The kick-out has now become even more important. Breaking ball is the currency in which teams now deal: break even there and you’re likely to be in for a decent 60 or 70 minutes. With the short kick-out now much less prevalent due to all players having to be outside the arc for a restart, capable fielders in the middle of the park are now a much more useful asset than they might have been 12 months ago. That’s a return to the importance of high-fielding – one of the USPs of football in years gone by.

However, one rule that has perhaps gone under the radar but has become a key part of the game is that defending teams cannot pass the ball back to their goalkeeper. This encourages the attacking team to squeeze right up on the kick-out, and in passages of play when defenders are playing keep ball in their own half. That leads to mistakes, scoring chances and excitement for the crowd.

And, of course, the two-point arc has become a massive part of things now, rewarding teams with players who have the ability to kick a long-range score. It can move the scoreboard quickly and effectively.
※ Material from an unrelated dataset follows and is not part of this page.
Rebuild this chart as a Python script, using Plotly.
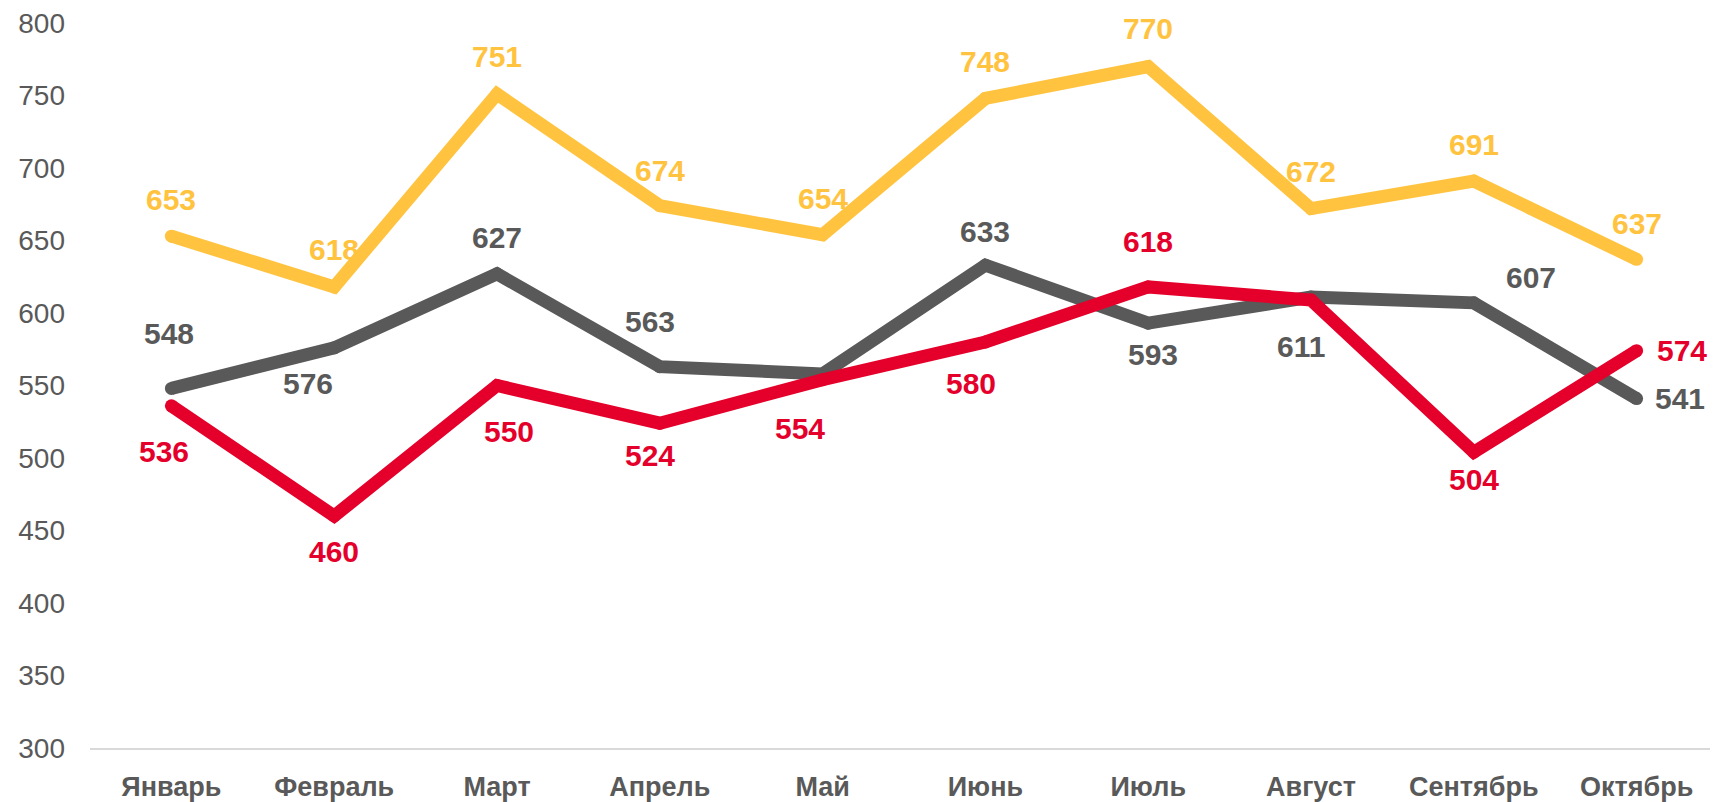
import plotly.graph_objects as go

months = ["Январь", "Февраль", "Март", "Апрель", "Май", "Июнь", "Июль", "Август", "Сентябрь", "Октябрь"]
yellow_vals = [653, 618, 751, 674, 654, 748, 770, 672, 691, 637]
gray_vals = [548, 576, 627, 563, 558, 633, 593, 611, 607, 541]
red_vals = [536, 460, 550, 524, 554, 580, 618, 609, 504, 574]

# which points carry a value label
yellow_show = [True] * 10
gray_show = [True, True, True, True, False, True, True, True, True, True]
red_show = [True, True, True, True, True, True, True, False, True, True]

# label offsets (pixels) relative to each point: (xshift, yshift), yshift positive = up
yellow_off = [(0, 37), (0, 37), (0, 38), (0, 35), (0, 36), (0, 37), (0, 38), (0, 37), (0, 37), (0, 36)]
gray_off = [(-2, 55), (-26, -36), (0, 36), (-10, 45), (0, 0), (0, 34), (5, -31), (-10, -49), (57, 25), (43, 0)]
red_off = [(-7, -46), (0, -35), (12, -46), (-10, -32), (-23, -49), (-14, -41), (0, 45), (0, 0), (0, -27), (45, 0)]

YELLOW = "#FFC340"
GRAY = "#595959"
RED = "#E4002B"
FONT = "Liberation Sans, Arial, sans-serif"
LW = 13

fig = go.Figure()
annotations = []

def add(vals, show, offs, color):
    fig.add_trace(go.Scatter(
        x=months, y=vals, mode="lines+markers",
        line=dict(color=color, width=LW),
        marker=dict(size=LW, color=color, line=dict(width=0)),
        cliponaxis=False, hoverinfo="x+y", showlegend=False,
    ))
    for m, v, s, (dx, dy) in zip(months, vals, show, offs):
        if s:
            annotations.append(dict(
                x=m, y=v, xref="x", yref="y", text=str(v), showarrow=False,
                xshift=dx, yshift=dy, xanchor="center", yanchor="middle",
                font=dict(family=FONT, size=30, color=color, weight="bold"),
            ))

add(gray_vals, gray_show, gray_off, GRAY)
add(red_vals, red_show, red_off, RED)
add(yellow_vals, yellow_show, yellow_off, YELLOW)

fig.update_layout(
    width=1710, height=794,
    margin=dict(l=82, r=0, t=14, b=50),
    paper_bgcolor="white", plot_bgcolor="white",
    font=dict(family=FONT, color=GRAY),
    annotations=annotations,
    xaxis=dict(range=[-0.5, 9.5], showgrid=False, showline=True, linecolor="#D9D9D9", linewidth=2,
               ticks="", tickfont=dict(family=FONT, size=27, color=GRAY, weight="bold"),
               ticklabelstandoff=14, zeroline=False),
    yaxis=dict(range=[300, 800], dtick=50, showgrid=False, showline=False, zeroline=False,
               ticks="", tickfont=dict(family=FONT, size=28, color=GRAY), ticklabelstandoff=24,
               ticklabeloverflow="allow"),
)

fig.write_html("out.html")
There are other rule enhancements that have added other elements to the game that we hadn’t before, but the aforementioned changes, to me at least, appear to be the most impactful and the most significant. The freshness provided by that has reinvigorated various factions within the sport: the vast majority of players are enthused to get out there and play a more open brand of football that rewards adventure and ambition; coaches are using their best innovation skills to try and coach the new rules to best take advantage of them and supporters are interested to a greater extent than in recent memory.

And, by and large, any concerns over the rollout of the new enhancements to the club game have been greatly exaggerated. Yours truly was among a cohort that felt it may have been a bit of stretch to expect club officials deal with the demands being placed on them with the new enhancements but, if anything, the opposite has been the case. Plus, the rules around dissent have virtually removed any sense of officials being disrespected. It’s certainly much less prevalent than it was in years past.

It’ll be fascinating to see over the coming months, once the club season has concluded and the inter-county one returns, how teams adapt now they’ve had a year of playing the new style of football and having had a winter to pore over the data from it. There are so many good coaches involved nowadays that it’s impossible to imagine someone, somewhere, won’t find a way to figure it all out.

As their time in the spotlight comes to a close, the FRC can reflect on a job very well done.